● **WHAT NEEDS TO BE DONE**
Your job is to retype all of the data word for word, leaving every image out.

▼

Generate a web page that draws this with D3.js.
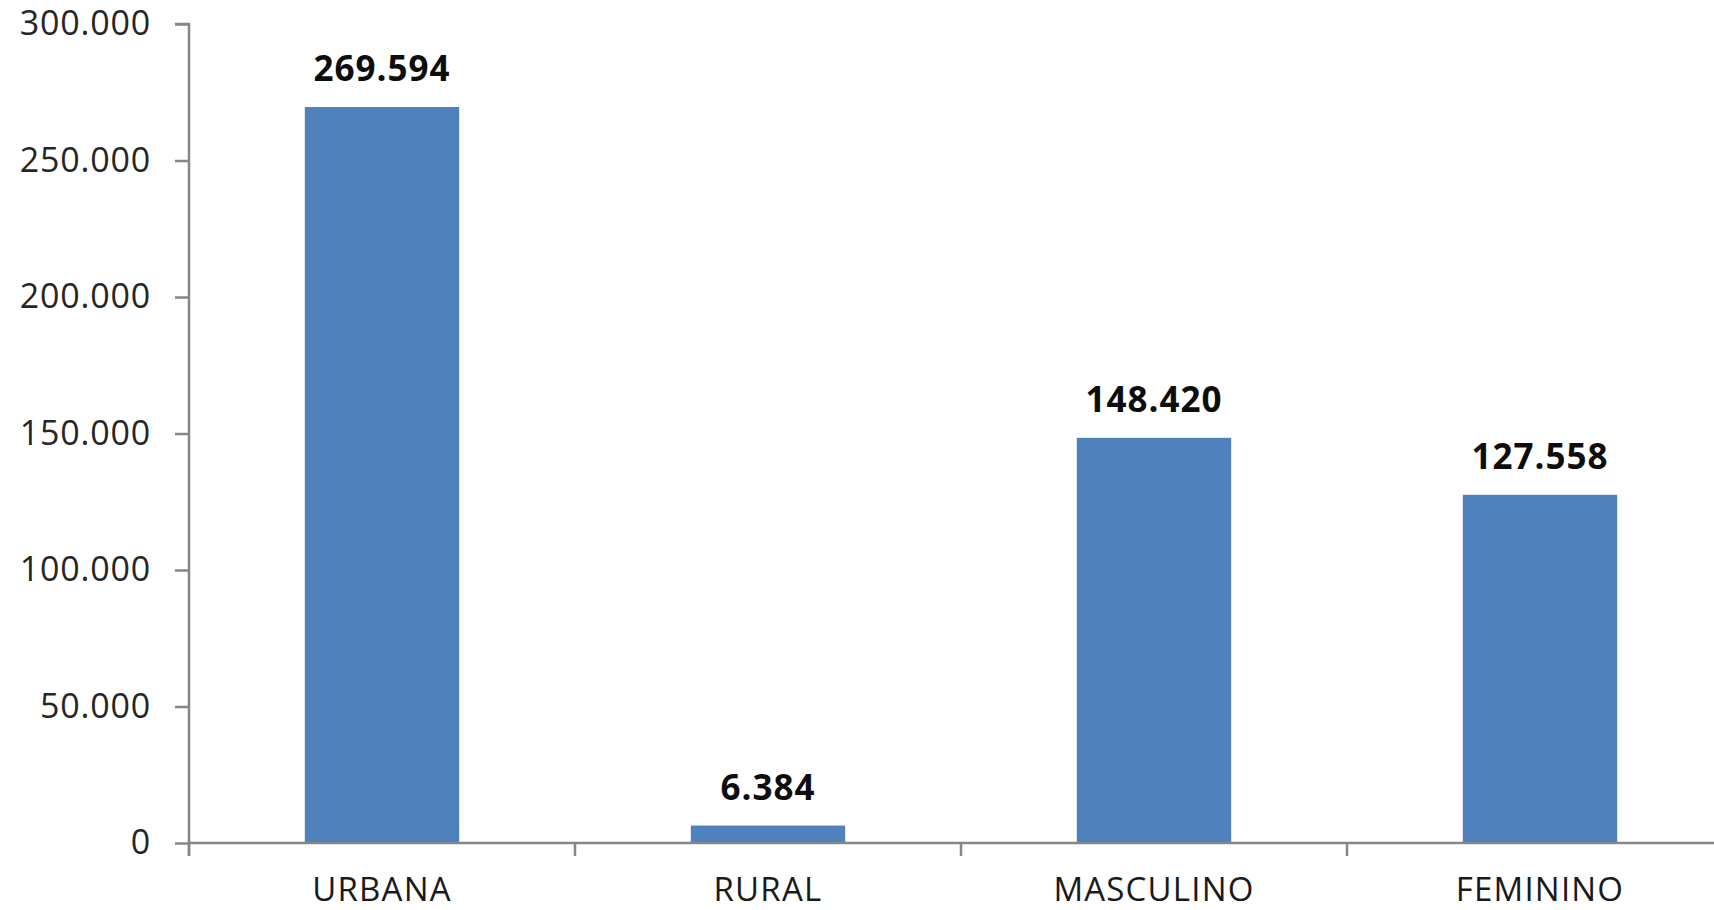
<!DOCTYPE html>
<html><head><meta charset="utf-8">
<script src="https://cdn.jsdelivr.net/npm/d3@7"></script>
<style>html,body{margin:0;padding:0;background:#fff;}svg{display:block;}</style>
</head><body>
<svg id="chart" width="1714" height="910"></svg>
<script>
const categories = ["URBANA", "RURAL", "MASCULINO", "FEMININO"];
const values = [269594, 6384, 148420, 127558];
const yTicks = [0, 50000, 100000, 150000, 200000, 250000, 300000];

(function () {
const svg = d3.select("#chart");
const mLeft = 189, mTop = 24, mBottom = 843, bandW = 386;
const font = "'Open Sans', sans-serif";
const fmt = v => v === 0 ? "0" : d3.format(",")(v).replace(/,/g, ".");

const x = d3.scaleBand().domain(categories).range([mLeft, mLeft + bandW * categories.length]).paddingInner(0.6).paddingOuter(0.3);
const y = d3.scaleLinear().domain([0, 300000]).range([mBottom, mTop]);

// bars
svg.selectAll("rect.bar").data(values).join("rect")
  .attr("class", "bar")
  .attr("x", (d, i) => x(categories[i]))
  .attr("width", x.bandwidth())
  .attr("y", d => y(d))
  .attr("height", d => mBottom - y(d))
  .attr("fill", "#4F81BD");

// y axis
const yAxis = d3.axisLeft(y).tickValues(yTicks).tickSize(14).tickPadding(24).tickFormat(fmt);
const gy = svg.append("g").attr("transform", `translate(${mLeft},0)`).call(yAxis);
gy.select(".domain").attr("stroke", "#868686").attr("stroke-width", 2.5).attr("d", `M-14,${mTop}H0V${mBottom + 13}`);
gy.selectAll(".tick line").attr("stroke", "#868686").attr("stroke-width", 2.5);
gy.selectAll(".tick text").attr("font-family", font).attr("font-size", 34).attr("letter-spacing", 0.8).attr("fill", "#262626");

// x axis
const gx = svg.append("g").attr("transform", `translate(0,${mBottom})`);
gx.append("line").attr("x1", mLeft).attr("x2", 1714).attr("y1", 0).attr("y2", 0)
  .attr("stroke", "#868686").attr("stroke-width", 2.5);
const boundaries = categories.map((c, i) => mLeft + bandW * (i + 1)).concat([mLeft]);
gx.selectAll("line.tk").data(boundaries).join("line").attr("class", "tk")
  .attr("x1", d => d).attr("x2", d => d).attr("y1", 0).attr("y2", 13)
  .attr("stroke", "#868686").attr("stroke-width", 2.5);
gx.selectAll("text").data(categories).join("text")
  .attr("x", d => x(d) + x.bandwidth() / 2)
  .attr("y", 58)
  .attr("text-anchor", "middle")
  .attr("font-family", font).attr("font-size", 33).attr("letter-spacing", 1.2).attr("fill", "#1a1a1a")
  .text(d => d);

// data labels
svg.selectAll("text.lbl").data(values).join("text").attr("class", "lbl")
  .attr("x", (d, i) => x(categories[i]) + x.bandwidth() / 2)
  .attr("y", d => y(d) - 26)
  .attr("text-anchor", "middle")
  .attr("font-family", font).attr("font-size", 35).attr("letter-spacing", 1).attr("font-weight", "bold").attr("fill", "#0d0d0d")
  .text(d => fmt(d));
})();
</script>
</body></html>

▲

● **ANSWER IN FULL**
Generate a web page that draws this with D3.js.
<!DOCTYPE html>
<html><head><meta charset="utf-8">
<script src="https://cdn.jsdelivr.net/npm/d3@7"></script>
<style>html,body{margin:0;padding:0;background:#fff;}svg{display:block;}</style>
</head><body>
<svg id="chart" width="1714" height="910"></svg>
<script>
const categories = ["URBANA", "RURAL", "MASCULINO", "FEMININO"];
const values = [269594, 6384, 148420, 127558];
const yTicks = [0, 50000, 100000, 150000, 200000, 250000, 300000];

(function () {
const svg = d3.select("#chart");
const mLeft = 189, mTop = 24, mBottom = 843, bandW = 386;
const font = "'Open Sans', sans-serif";
const fmt = v => v === 0 ? "0" : d3.format(",")(v).replace(/,/g, ".");

const x = d3.scaleBand().domain(categories).range([mLeft, mLeft + bandW * categories.length]).paddingInner(0.6).paddingOuter(0.3);
const y = d3.scaleLinear().domain([0, 300000]).range([mBottom, mTop]);

// bars
svg.selectAll("rect.bar").data(values).join("rect")
  .attr("class", "bar")
  .attr("x", (d, i) => x(categories[i]))
  .attr("width", x.bandwidth())
  .attr("y", d => y(d))
  .attr("height", d => mBottom - y(d))
  .attr("fill", "#4F81BD");

// y axis
const yAxis = d3.axisLeft(y).tickValues(yTicks).tickSize(14).tickPadding(24).tickFormat(fmt);
const gy = svg.append("g").attr("transform", `translate(${mLeft},0)`).call(yAxis);
gy.select(".domain").attr("stroke", "#868686").attr("stroke-width", 2.5).attr("d", `M-14,${mTop}H0V${mBottom + 13}`);
gy.selectAll(".tick line").attr("stroke", "#868686").attr("stroke-width", 2.5);
gy.selectAll(".tick text").attr("font-family", font).attr("font-size", 34).attr("letter-spacing", 0.8).attr("fill", "#262626");

// x axis
const gx = svg.append("g").attr("transform", `translate(0,${mBottom})`);
gx.append("line").attr("x1", mLeft).attr("x2", 1714).attr("y1", 0).attr("y2", 0)
  .attr("stroke", "#868686").attr("stroke-width", 2.5);
const boundaries = categories.map((c, i) => mLeft + bandW * (i + 1)).concat([mLeft]);
gx.selectAll("line.tk").data(boundaries).join("line").attr("class", "tk")
  .attr("x1", d => d).attr("x2", d => d).attr("y1", 0).attr("y2", 13)
  .attr("stroke", "#868686").attr("stroke-width", 2.5);
gx.selectAll("text").data(categories).join("text")
  .attr("x", d => x(d) + x.bandwidth() / 2)
  .attr("y", 58)
  .attr("text-anchor", "middle")
  .attr("font-family", font).attr("font-size", 33).attr("letter-spacing", 1.2).attr("fill", "#1a1a1a")
  .text(d => d);

// data labels
svg.selectAll("text.lbl").data(values).join("text").attr("class", "lbl")
  .attr("x", (d, i) => x(categories[i]) + x.bandwidth() / 2)
  .attr("y", d => y(d) - 26)
  .attr("text-anchor", "middle")
  .attr("font-family", font).attr("font-size", 35).attr("letter-spacing", 1).attr("font-weight", "bold").attr("fill", "#0d0d0d")
  .text(d => fmt(d));
})();
</script>
</body></html>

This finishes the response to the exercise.